Scientists for First Time Ever Measure Force of Interaction between Pairs of Antiprotons
Scientists for the first time ever successfully measured the force of interaction between pairs of antiprotons. Physicists used a giant particle collider on Long Island, N.Y., to make antimatter and studied is with the help of a huge detector.
Aihong Tang, a researcher at Brookhaven National Laboratory said that every single thing on earth is made up of matter starting from your laptop to your desk and chair everything is ordinary matter. But every fundamental particle of matter has an antimatter nemesis lurking in the shadows.
Joel Fajans, a researcher at the University of California, Berkeley, said, “We actually don't understand why antimatter is as rare as it actually is. The Big Bang should have produced just as much matter as anti-matter, but it didn't”.

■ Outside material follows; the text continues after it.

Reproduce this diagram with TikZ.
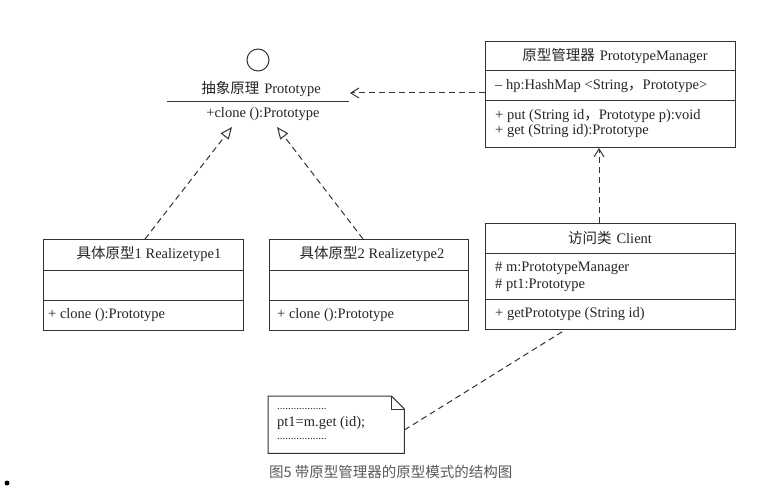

Researchers for the experiment made small amounts of antimatter in the lab and studied the antimatter counterparts of protons. The antimatter version o proton is negatively charged and is called antiproton.
Tang during the experiment was successful in measuring the ‘Strong Nuclear Force" between two antiprotons. In an ordinary matter, the Strong Force plays the role to hold the atomic nuclei together, said tang.
But tang said they wanted to check whether the Strong Force could also hold antiprotons together.
The findings of the experiment presented in the journal Nature suggests that Strong Force works in the same way for antiprotons as it does for protons and they behave just like ordinary matter, said Tang.